Sarkozy, Merkel to tackle Airbus problems

13th July 2007, Comments 0 comments

PARIS, July 13, 2007 (AFP) - The French president and German chancellor are to meet in the hometown of European plane maker Airbus, on Monday for talks on improving the management of its politically-charged parent company, EADS.

PARIS, July 13, 2007 (AFP) - The French president and German chancellor are to meet in the hometown of European plane maker Airbus, on Monday for talks on improving the management of its politically-charged parent company, EADS.

According to several sources, Nicolas Sarkozy and Angela Merkel are to agree to scrap the company's dual management system which sees a French and German executive share the functions of the EADS chief executive and chairman positions.

This complicated structure, as well as the difficulty of balancing other national interests at the heart of the company, has been blamed for many of the problems afflicting Airbus, which is based in Toulouse, southwest France.

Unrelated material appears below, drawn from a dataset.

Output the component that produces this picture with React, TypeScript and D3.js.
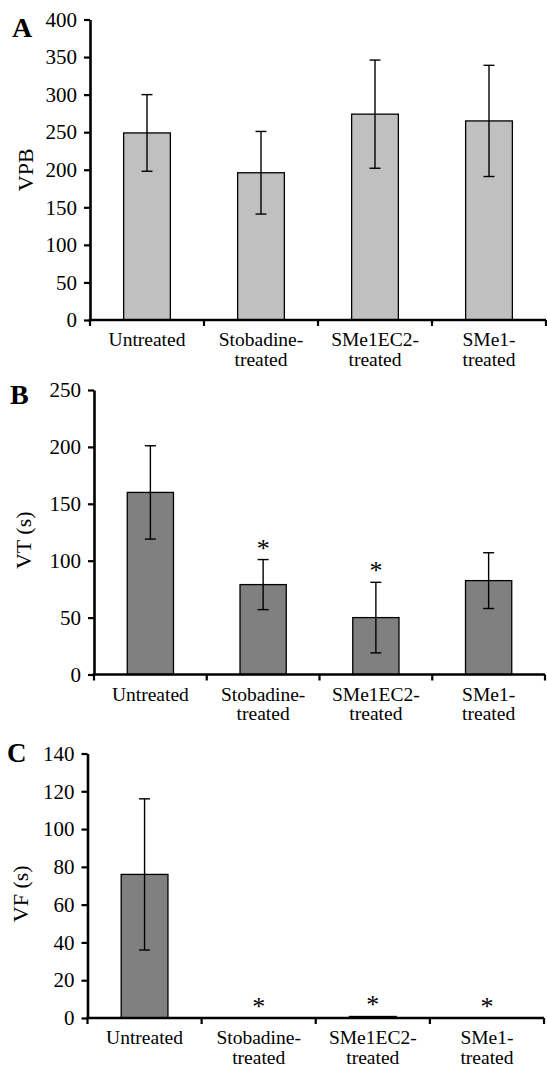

"EADS has to become a normal company," new French President Sarkozy said at the Paris Air Show last month, underlining complications caused by the group's unusual management and shareholder structure.

"We agree with the view that a company like EADS can only exist if it has efficient structures," said German Chancellor Merkel at the end of May after a meeting with the French Prime Minister Francois Fillon.

Airbus is pushing through a radical restructuring plan to correct some of the organisational and commercial problems that led to it posting a loss last year despite delivering a record number of planes.

The spectacular fall into the red was caused mainly by delays and production problems with the Airbus A380 superjumbo, which is set to enter service later this year, with some of the difficulties blamed on dysfunctional management.

Although a consensus has formed for scrapping the dual management system, sources told AFP the two sides had not yet agreed who would take up which job to preserve the Franco-German balance in the company.

The most likely scenario is that the current French co-chairman of the group, Arnaud Lagardere, will assume the EADS chairmanship on his own, while German co-chief executive Tom Enders would become sole chief executive.

Enders's fellow chief executive Louis Gallois, who is also chief executive of Airbus, would remain head of the plane maker and focus entirely on its restructuring plan.

Talks were continuing on Thursday, said a spokesman for the French presidency.

The main controlling shareholders in EADS, the German automaker DaimlerChrysler and the French media and defence company Lagardere, will also both attend the meeting on Monday.

The two companies dominate a pact of controlling shareholders that also includes the French state, the Spanish state and a consortium of public and private German investors.

As well as discussing EADS and Airbus, the two leaders will also discuss the troubled European project to produce a rival to the US-owned Global Positioning System (GPS), as well as "the means to improve the economic governance of Europe," said the spokesman for the French presidency.

This latter subject could be a source of tension after Sarkozy's frequent attacks on the European Central Bank, which he holds responsible for boosting the value of the euro.

The euro hit fresh record highs against the dollar and yen on Thursday, which penalises European exporters by making their products more expensive in international markets.

Merkel said Tuesday that she was against orchestrating a fall in the euro and defended the independence of the European Central Bank.

Merkel is also against opening up the shareholders pact to other investors, which Sarkozy favours in order "to finance the launch of new planes and counteract the strong euro," said his spokesman.

A final source of tension on Monday could be demonstrations by disgruntled Airbus workers protesting against the company's restructuring plan, which foresees 10,000 job cuts in the next four years.

The hard-left trade union CGT has called for workers to challenge the plans, dubbed "Power8" by the company.